LONDON The personal navigation device market was supposed to be one of the rare consumer electronics sectors that analysts were suggesting would defy the global downturn. But TomTom NV (Amsterdam, the Netherlands), one of the biggest players in the field, is laying off 7 percent of its workforce, or 115 people, and said full-year 2008 revenue is likely to miss expectations after disappointing fourth-quarter sales.
Shrinking demand and falling sales also led the company to lower its sales forecast by up to 9 percent as it added it would take an impairment charge on TeleAtlas, the digital maps group it bought last year for Euros 2.9 billion.
The company stressed Thursday (Jan. 22) the restructuring a does not affect Tele Atlas where reductions are already in progress which will lead to annualized savings of Euros 35 million.

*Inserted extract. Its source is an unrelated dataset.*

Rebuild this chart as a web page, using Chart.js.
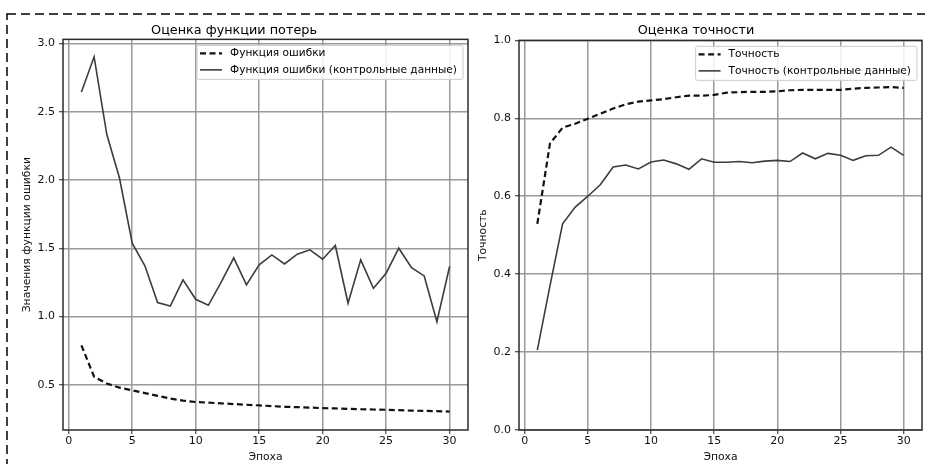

TomTom said it expected to sell slightly more than 12 million units this year, in the lower range of its earlier projections. It anticipated year-end revenues ranging from Euros 1.66 billion ($2.19 billion) to Euros 1.68 billion ($2.21 billion), a drop of 5 percent to 9 percent from its previous guidance.
It added sales in the European and American markets for 2008 were each 1 million units lower that the 18 million it had expected, but said it maintained its market share of 46 percent in Europe and 24 percent in North America, where rival Garmin Ltd. dominates.